## START Given information

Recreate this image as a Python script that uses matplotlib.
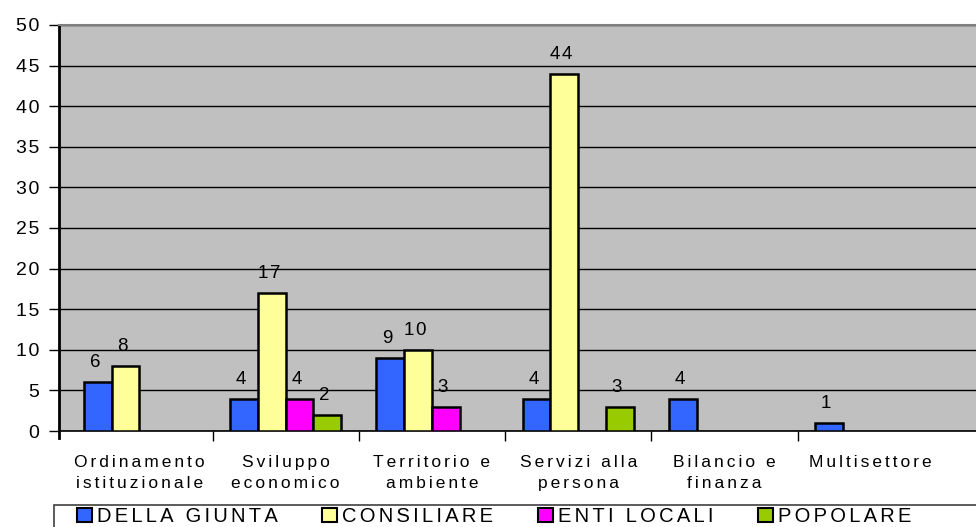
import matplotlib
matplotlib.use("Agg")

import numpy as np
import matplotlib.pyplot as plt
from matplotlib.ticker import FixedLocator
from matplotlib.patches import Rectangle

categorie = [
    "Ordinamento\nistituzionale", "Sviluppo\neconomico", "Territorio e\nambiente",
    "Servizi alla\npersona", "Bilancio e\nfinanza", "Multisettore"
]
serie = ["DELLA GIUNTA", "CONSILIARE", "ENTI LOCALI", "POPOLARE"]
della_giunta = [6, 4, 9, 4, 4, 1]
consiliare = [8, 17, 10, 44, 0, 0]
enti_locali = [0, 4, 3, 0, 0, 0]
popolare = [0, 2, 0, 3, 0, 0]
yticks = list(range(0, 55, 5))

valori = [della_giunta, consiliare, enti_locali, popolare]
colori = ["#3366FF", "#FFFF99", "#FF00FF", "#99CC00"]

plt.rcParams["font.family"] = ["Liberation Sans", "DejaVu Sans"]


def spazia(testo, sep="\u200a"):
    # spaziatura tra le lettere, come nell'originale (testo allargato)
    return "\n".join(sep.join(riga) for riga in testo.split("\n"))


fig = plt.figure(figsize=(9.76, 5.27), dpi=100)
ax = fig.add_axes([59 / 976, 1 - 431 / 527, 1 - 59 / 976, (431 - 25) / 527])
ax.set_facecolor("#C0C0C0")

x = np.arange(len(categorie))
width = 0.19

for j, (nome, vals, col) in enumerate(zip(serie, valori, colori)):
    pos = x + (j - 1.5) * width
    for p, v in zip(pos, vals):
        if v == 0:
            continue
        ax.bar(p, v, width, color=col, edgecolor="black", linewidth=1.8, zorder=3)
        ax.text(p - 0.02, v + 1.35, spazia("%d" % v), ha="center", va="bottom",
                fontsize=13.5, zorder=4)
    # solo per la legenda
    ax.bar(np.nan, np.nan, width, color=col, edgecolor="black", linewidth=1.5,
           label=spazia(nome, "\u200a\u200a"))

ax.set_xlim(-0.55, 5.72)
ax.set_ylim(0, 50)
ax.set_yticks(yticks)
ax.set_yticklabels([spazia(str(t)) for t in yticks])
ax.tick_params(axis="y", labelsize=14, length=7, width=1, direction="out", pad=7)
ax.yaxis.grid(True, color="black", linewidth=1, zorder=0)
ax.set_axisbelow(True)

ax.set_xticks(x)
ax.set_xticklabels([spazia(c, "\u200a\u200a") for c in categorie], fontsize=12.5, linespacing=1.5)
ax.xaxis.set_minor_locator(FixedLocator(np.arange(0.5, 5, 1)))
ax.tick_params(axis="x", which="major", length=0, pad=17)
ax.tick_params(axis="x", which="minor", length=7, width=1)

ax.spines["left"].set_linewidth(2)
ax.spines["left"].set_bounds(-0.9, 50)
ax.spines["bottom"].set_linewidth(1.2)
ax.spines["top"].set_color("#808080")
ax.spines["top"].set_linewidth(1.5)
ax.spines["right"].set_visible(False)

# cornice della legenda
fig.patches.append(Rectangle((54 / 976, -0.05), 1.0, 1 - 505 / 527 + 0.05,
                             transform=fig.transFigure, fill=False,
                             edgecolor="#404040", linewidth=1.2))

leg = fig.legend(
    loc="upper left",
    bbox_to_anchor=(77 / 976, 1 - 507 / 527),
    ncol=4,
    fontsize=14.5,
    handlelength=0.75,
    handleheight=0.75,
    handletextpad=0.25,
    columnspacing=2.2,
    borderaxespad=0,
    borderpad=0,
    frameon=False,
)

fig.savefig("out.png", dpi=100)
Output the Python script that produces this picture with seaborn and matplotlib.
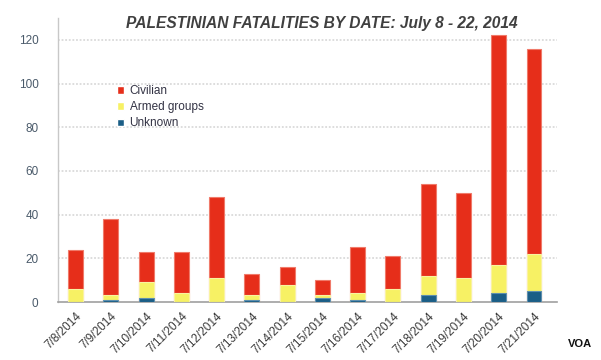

## END Given information

● Stated problem
Gather every line from the listing above in which "that" appears, and copy those lines.

● Answer to the exercise
Recreate this image as a Python script that uses matplotlib.
Output the Python script that produces this picture with seaborn and matplotlib.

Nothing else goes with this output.